We have anti-caster abilities, we’re going to tank a lot of magic fights and thus need as much, if not more, resistance gear than the rest of the tanks. Caster tanking was our official tanking niche in the beginning. That is less true now, but we still have more anti-caster abilities than other tanks.

Badge gear was for itemization issues. Blizzard has been trying to change that in Wrath. That being said, even if we don’t need badges for tank gear it’ll probably be our best avenue for DPS gear.

PvP gear was mostly for itemization issues with feral druids. Of course there may be an equivalent to [Medallion of the Alliance] or [Medallion of the Horde] that we’ll need to get.

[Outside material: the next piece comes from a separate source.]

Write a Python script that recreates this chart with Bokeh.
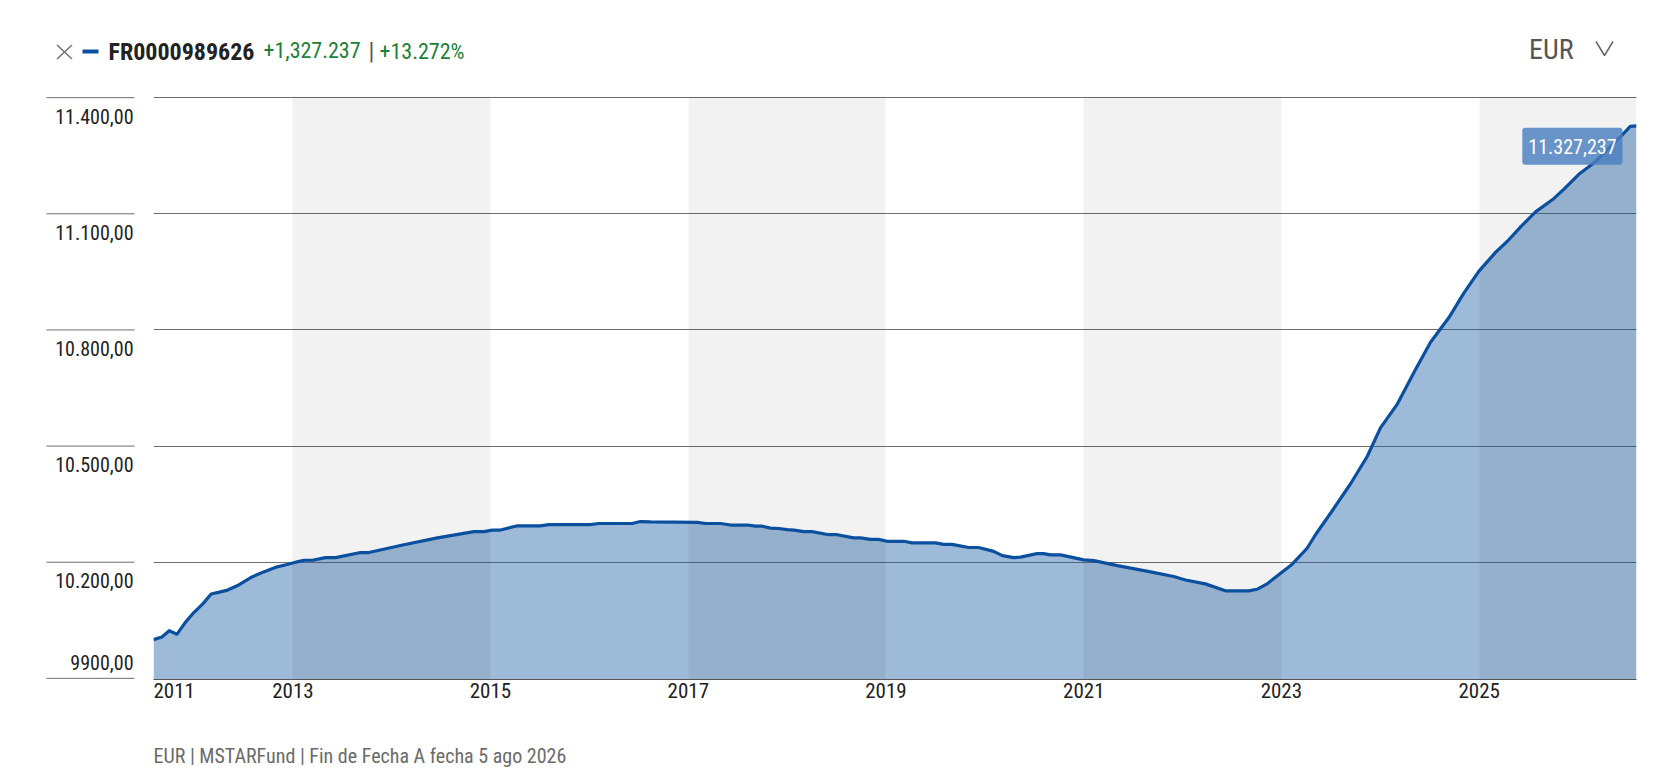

Offspec gear is big. One, you’ll want a DPS set for anything you’re doing which doesn’t involve tanking. Two, unless you are your guild’s main tank you’ll have times in raid where you are DPS. You can’t change your spec until the dual-spec system is in place but you can and should change out your gear to make yourself more useful. Just be grateful we don’t also need a healing set like druids.

Gems and enchants should be something any serious end game player tries to maximize. It is vital for tanks but I think everyone should get into that habit now, whatever their spec and role. The downside for tanks is with multiple gear sets comes double the gem and enchanting cost.

“9. Can you maintain a good, or at least cordial, relationship with your healers, your DPS, and the rest of the tanks?”

You can’t yell at the healers each time you die, just like you wouldn’t want to be yelled at each time the raid wipes. DPS is as DPS does. Yes, their own threat is their responsibility but the better you are with threat generation the more they can open up, making your job a shorter one. As a death knight you’ll also be the new tank in the group, so you should want advise from the more experienced tanks in your guild.

“10. Are you willing to do your homework on the encounters?”

Tanks need to know everything that is going to happen, because when the fight starts their view is very limited. Next to the raid leader you need to be the most knowledgeable person concerning the encounter.